-- Short task --
Output all the data exactly. Pictures do not belong in the copy.

# # # #

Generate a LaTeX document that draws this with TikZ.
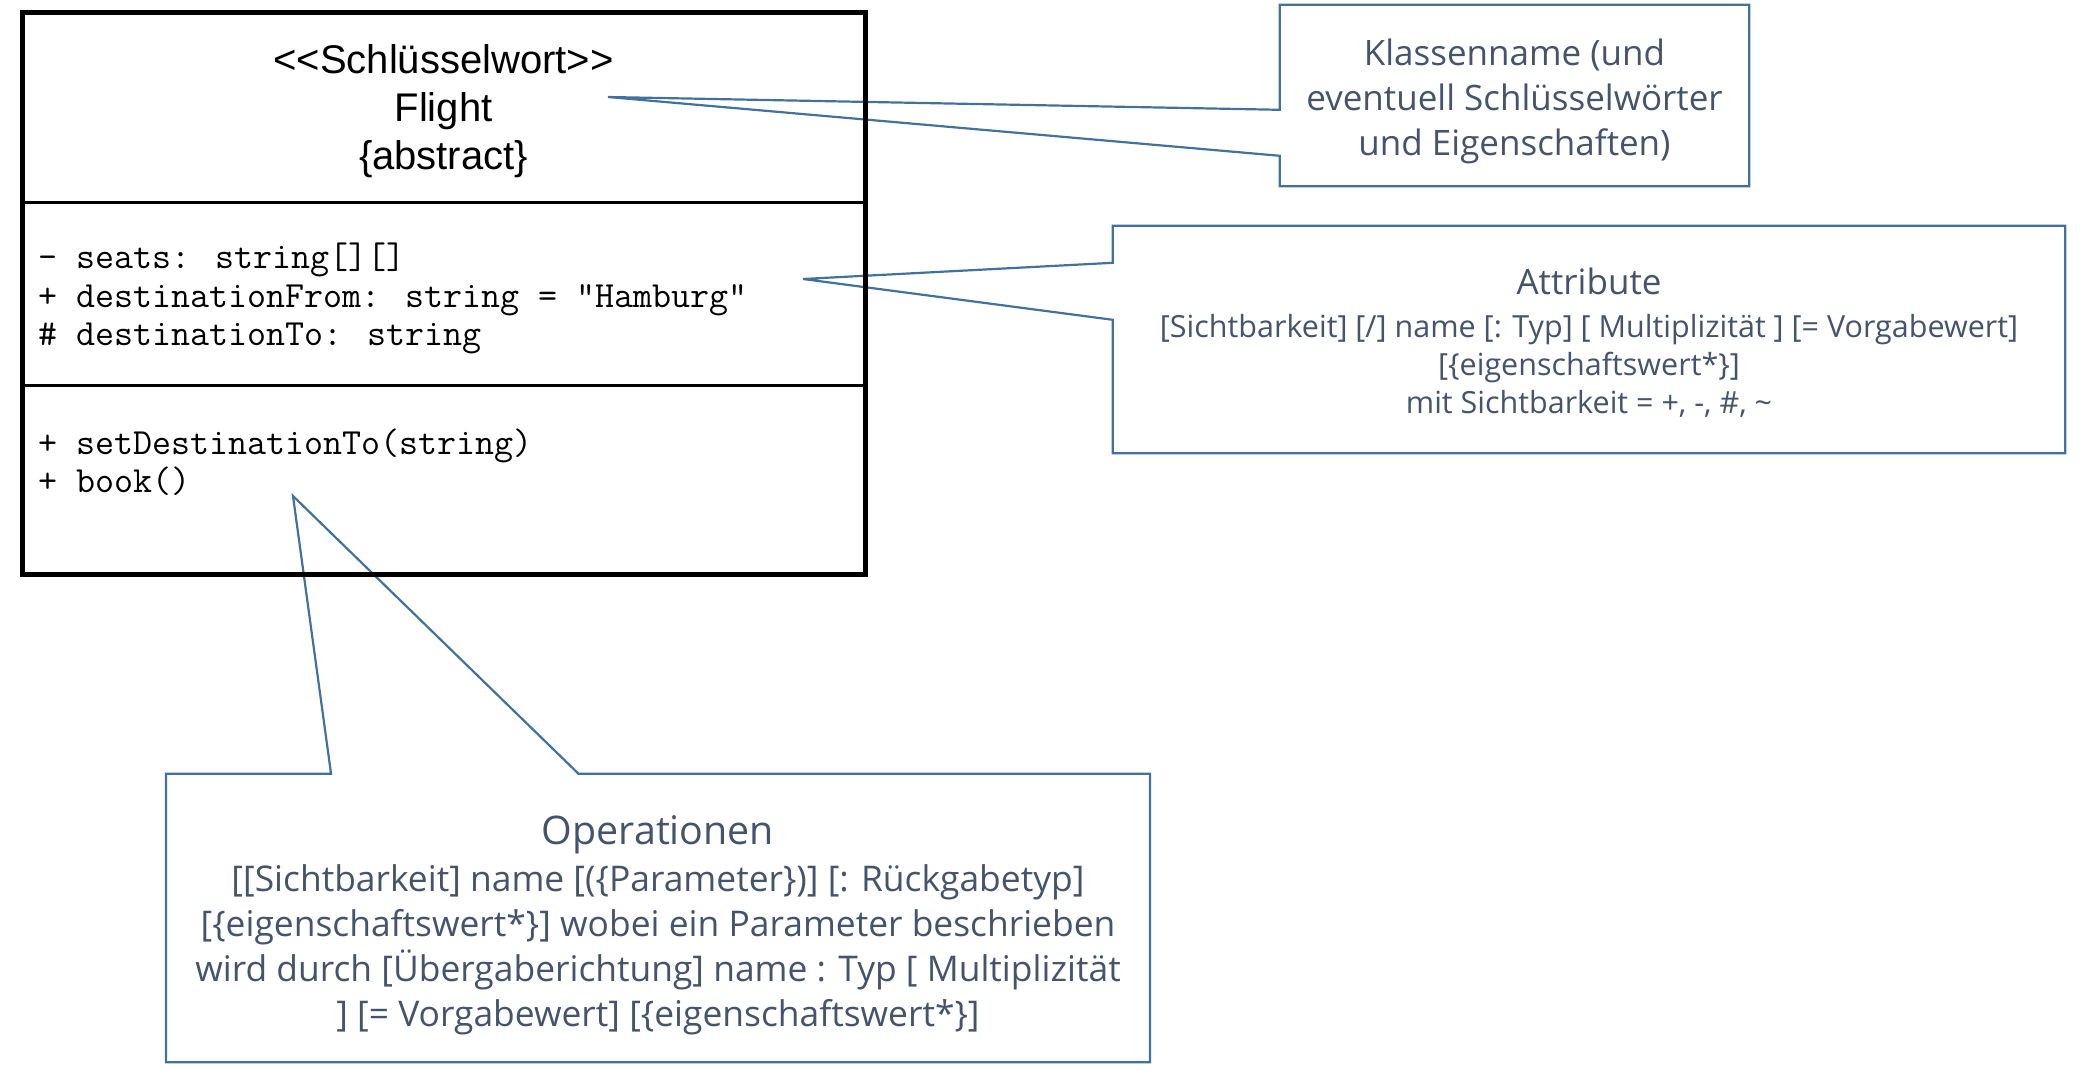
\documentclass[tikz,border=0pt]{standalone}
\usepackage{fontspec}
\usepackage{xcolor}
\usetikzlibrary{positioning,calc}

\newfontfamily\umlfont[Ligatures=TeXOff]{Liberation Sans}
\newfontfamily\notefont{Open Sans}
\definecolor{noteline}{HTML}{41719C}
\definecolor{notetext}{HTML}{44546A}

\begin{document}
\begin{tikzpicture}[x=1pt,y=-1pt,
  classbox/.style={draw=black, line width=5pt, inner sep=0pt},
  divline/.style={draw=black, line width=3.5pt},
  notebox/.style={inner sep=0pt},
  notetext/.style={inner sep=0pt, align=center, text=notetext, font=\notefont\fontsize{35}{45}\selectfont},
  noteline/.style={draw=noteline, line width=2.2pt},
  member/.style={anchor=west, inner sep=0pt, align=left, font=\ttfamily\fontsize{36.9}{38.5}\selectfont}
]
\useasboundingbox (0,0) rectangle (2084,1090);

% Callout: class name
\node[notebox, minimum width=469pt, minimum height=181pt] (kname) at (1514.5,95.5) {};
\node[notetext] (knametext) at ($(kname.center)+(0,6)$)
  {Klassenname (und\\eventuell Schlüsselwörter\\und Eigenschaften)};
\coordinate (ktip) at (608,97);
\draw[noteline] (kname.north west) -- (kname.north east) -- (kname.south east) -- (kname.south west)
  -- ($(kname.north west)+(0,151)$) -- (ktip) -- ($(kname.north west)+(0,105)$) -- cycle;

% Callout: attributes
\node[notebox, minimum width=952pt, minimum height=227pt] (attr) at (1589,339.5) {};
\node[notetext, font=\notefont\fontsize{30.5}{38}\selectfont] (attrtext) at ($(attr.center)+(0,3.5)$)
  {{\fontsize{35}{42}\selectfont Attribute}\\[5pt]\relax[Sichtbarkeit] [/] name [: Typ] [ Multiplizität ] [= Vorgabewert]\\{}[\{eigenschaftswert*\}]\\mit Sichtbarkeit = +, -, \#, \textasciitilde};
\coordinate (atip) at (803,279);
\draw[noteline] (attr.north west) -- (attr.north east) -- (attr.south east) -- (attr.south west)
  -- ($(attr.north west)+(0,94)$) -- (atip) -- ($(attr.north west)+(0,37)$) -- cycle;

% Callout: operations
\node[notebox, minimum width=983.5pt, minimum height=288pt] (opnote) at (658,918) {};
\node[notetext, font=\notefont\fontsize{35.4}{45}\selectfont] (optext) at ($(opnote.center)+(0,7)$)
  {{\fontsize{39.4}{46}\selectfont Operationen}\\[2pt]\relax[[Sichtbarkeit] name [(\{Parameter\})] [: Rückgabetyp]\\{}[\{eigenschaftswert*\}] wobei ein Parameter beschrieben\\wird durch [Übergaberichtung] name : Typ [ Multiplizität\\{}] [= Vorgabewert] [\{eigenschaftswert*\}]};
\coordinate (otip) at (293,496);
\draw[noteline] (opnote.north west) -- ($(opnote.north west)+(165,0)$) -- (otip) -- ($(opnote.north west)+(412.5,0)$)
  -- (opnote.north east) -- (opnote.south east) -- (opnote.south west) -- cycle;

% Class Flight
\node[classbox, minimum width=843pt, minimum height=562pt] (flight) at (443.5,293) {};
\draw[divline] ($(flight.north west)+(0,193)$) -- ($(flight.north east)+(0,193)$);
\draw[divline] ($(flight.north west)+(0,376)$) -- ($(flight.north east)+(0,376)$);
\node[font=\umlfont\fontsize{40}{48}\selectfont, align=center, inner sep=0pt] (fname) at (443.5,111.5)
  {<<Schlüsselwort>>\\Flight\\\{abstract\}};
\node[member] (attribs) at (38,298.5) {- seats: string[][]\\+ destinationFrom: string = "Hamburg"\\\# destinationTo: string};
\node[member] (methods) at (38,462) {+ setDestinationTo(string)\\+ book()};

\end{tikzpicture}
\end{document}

# # # #

-- Output for this task --
Generate a LaTeX document that draws this with TikZ.
\documentclass[tikz,border=0pt]{standalone}
\usepackage{fontspec}
\usepackage{xcolor}
\usetikzlibrary{positioning,calc}

\newfontfamily\umlfont[Ligatures=TeXOff]{Liberation Sans}
\newfontfamily\notefont{Open Sans}
\definecolor{noteline}{HTML}{41719C}
\definecolor{notetext}{HTML}{44546A}

\begin{document}
\begin{tikzpicture}[x=1pt,y=-1pt,
  classbox/.style={draw=black, line width=5pt, inner sep=0pt},
  divline/.style={draw=black, line width=3.5pt},
  notebox/.style={inner sep=0pt},
  notetext/.style={inner sep=0pt, align=center, text=notetext, font=\notefont\fontsize{35}{45}\selectfont},
  noteline/.style={draw=noteline, line width=2.2pt},
  member/.style={anchor=west, inner sep=0pt, align=left, font=\ttfamily\fontsize{36.9}{38.5}\selectfont}
]
\useasboundingbox (0,0) rectangle (2084,1090);

% Callout: class name
\node[notebox, minimum width=469pt, minimum height=181pt] (kname) at (1514.5,95.5) {};
\node[notetext] (knametext) at ($(kname.center)+(0,6)$)
  {Klassenname (und\\eventuell Schlüsselwörter\\und Eigenschaften)};
\coordinate (ktip) at (608,97);
\draw[noteline] (kname.north west) -- (kname.north east) -- (kname.south east) -- (kname.south west)
  -- ($(kname.north west)+(0,151)$) -- (ktip) -- ($(kname.north west)+(0,105)$) -- cycle;

% Callout: attributes
\node[notebox, minimum width=952pt, minimum height=227pt] (attr) at (1589,339.5) {};
\node[notetext, font=\notefont\fontsize{30.5}{38}\selectfont] (attrtext) at ($(attr.center)+(0,3.5)$)
  {{\fontsize{35}{42}\selectfont Attribute}\\[5pt]\relax[Sichtbarkeit] [/] name [: Typ] [ Multiplizität ] [= Vorgabewert]\\{}[\{eigenschaftswert*\}]\\mit Sichtbarkeit = +, -, \#, \textasciitilde};
\coordinate (atip) at (803,279);
\draw[noteline] (attr.north west) -- (attr.north east) -- (attr.south east) -- (attr.south west)
  -- ($(attr.north west)+(0,94)$) -- (atip) -- ($(attr.north west)+(0,37)$) -- cycle;

% Callout: operations
\node[notebox, minimum width=983.5pt, minimum height=288pt] (opnote) at (658,918) {};
\node[notetext, font=\notefont\fontsize{35.4}{45}\selectfont] (optext) at ($(opnote.center)+(0,7)$)
  {{\fontsize{39.4}{46}\selectfont Operationen}\\[2pt]\relax[[Sichtbarkeit] name [(\{Parameter\})] [: Rückgabetyp]\\{}[\{eigenschaftswert*\}] wobei ein Parameter beschrieben\\wird durch [Übergaberichtung] name : Typ [ Multiplizität\\{}] [= Vorgabewert] [\{eigenschaftswert*\}]};
\coordinate (otip) at (293,496);
\draw[noteline] (opnote.north west) -- ($(opnote.north west)+(165,0)$) -- (otip) -- ($(opnote.north west)+(412.5,0)$)
  -- (opnote.north east) -- (opnote.south east) -- (opnote.south west) -- cycle;

% Class Flight
\node[classbox, minimum width=843pt, minimum height=562pt] (flight) at (443.5,293) {};
\draw[divline] ($(flight.north west)+(0,193)$) -- ($(flight.north east)+(0,193)$);
\draw[divline] ($(flight.north west)+(0,376)$) -- ($(flight.north east)+(0,376)$);
\node[font=\umlfont\fontsize{40}{48}\selectfont, align=center, inner sep=0pt] (fname) at (443.5,111.5)
  {<<Schlüsselwort>>\\Flight\\\{abstract\}};
\node[member] (attribs) at (38,298.5) {- seats: string[][]\\+ destinationFrom: string = "Hamburg"\\\# destinationTo: string};
\node[member] (methods) at (38,462) {+ setDestinationTo(string)\\+ book()};

\end{tikzpicture}
\end{document}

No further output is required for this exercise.